**WHAT THE TASK REQUIRES**
Take the data below and write out exactly the lines from the one with "Generate a Python" through the one with "line_color = '#E0601F'"; omit every other line.

**ITEMS**

+ + + + +

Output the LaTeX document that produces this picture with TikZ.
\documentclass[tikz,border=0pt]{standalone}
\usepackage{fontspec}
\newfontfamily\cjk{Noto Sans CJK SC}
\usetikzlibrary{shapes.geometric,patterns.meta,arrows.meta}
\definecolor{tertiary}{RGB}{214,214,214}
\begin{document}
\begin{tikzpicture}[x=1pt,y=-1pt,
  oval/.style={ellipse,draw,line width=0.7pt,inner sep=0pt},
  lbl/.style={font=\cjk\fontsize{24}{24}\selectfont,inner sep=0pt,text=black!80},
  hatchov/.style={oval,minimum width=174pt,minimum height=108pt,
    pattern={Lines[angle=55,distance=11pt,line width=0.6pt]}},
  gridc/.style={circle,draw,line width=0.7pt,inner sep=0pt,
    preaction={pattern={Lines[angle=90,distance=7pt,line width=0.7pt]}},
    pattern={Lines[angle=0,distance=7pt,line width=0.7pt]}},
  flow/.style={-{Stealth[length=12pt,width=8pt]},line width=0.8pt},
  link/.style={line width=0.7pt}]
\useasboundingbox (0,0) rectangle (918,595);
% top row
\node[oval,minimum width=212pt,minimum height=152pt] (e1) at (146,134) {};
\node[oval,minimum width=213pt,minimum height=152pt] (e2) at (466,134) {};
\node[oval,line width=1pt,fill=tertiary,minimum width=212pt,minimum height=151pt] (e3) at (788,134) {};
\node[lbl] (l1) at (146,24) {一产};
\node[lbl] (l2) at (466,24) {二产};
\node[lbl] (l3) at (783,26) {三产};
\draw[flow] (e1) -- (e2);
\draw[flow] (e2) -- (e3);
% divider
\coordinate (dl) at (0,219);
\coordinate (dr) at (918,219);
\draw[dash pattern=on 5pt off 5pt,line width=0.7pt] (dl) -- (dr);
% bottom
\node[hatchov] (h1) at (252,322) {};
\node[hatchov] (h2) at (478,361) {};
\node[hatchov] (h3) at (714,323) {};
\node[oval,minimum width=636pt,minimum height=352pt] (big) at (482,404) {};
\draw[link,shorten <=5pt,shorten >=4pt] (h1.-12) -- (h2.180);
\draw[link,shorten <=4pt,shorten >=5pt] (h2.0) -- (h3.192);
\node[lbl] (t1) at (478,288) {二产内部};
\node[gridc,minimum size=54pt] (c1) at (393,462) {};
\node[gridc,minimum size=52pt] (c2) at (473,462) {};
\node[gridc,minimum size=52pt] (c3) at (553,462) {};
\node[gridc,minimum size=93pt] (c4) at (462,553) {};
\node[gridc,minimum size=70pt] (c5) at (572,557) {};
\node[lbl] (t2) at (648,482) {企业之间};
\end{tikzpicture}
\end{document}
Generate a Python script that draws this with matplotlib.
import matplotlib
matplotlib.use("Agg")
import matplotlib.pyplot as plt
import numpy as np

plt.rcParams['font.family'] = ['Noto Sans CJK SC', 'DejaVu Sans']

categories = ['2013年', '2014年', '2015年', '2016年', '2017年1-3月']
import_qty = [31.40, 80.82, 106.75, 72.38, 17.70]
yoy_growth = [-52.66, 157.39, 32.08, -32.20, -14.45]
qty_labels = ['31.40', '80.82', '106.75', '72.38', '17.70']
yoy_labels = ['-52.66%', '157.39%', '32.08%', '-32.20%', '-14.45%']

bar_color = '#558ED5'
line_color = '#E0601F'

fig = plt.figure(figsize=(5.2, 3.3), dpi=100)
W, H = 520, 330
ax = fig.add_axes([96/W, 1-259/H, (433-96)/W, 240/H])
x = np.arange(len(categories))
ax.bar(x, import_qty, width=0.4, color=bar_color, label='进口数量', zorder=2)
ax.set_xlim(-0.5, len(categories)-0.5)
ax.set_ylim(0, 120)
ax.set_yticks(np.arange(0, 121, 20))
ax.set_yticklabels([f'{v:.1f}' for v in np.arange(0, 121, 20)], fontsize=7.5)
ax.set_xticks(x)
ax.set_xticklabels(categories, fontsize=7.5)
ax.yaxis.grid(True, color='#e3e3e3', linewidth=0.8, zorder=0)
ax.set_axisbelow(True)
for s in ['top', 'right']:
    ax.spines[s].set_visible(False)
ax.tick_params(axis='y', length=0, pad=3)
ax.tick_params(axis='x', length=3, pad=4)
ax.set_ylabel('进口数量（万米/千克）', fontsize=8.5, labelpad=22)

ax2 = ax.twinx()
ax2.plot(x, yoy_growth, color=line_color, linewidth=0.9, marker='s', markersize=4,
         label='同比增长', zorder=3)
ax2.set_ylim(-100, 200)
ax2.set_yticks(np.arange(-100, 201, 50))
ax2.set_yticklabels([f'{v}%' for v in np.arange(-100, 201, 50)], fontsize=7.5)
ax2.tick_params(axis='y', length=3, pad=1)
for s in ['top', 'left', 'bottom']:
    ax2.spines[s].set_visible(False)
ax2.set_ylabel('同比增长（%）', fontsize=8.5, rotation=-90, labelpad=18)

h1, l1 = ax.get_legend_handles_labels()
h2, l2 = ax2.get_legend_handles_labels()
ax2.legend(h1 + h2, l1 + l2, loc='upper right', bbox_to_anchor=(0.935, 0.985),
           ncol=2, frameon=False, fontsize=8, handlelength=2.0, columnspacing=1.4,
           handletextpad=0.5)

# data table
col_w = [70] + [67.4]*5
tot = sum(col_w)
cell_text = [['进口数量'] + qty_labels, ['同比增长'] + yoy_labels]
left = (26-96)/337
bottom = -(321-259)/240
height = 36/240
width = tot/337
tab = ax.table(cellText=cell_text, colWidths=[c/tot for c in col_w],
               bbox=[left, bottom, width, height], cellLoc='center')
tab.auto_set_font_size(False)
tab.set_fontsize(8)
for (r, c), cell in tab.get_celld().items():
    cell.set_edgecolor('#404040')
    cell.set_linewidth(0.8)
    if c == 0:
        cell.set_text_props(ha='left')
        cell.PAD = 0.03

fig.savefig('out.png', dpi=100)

+ + + + +

**RESULT OF THE TASK**
Generate a Python script that draws this with matplotlib.
import matplotlib
matplotlib.use("Agg")
import matplotlib.pyplot as plt
import numpy as np

plt.rcParams['font.family'] = ['Noto Sans CJK SC', 'DejaVu Sans']

categories = ['2013年', '2014年', '2015年', '2016年', '2017年1-3月']
import_qty = [31.40, 80.82, 106.75, 72.38, 17.70]
yoy_growth = [-52.66, 157.39, 32.08, -32.20, -14.45]
qty_labels = ['31.40', '80.82', '106.75', '72.38', '17.70']
yoy_labels = ['-52.66%', '157.39%', '32.08%', '-32.20%', '-14.45%']

bar_color = '#558ED5'
line_color = '#E0601F'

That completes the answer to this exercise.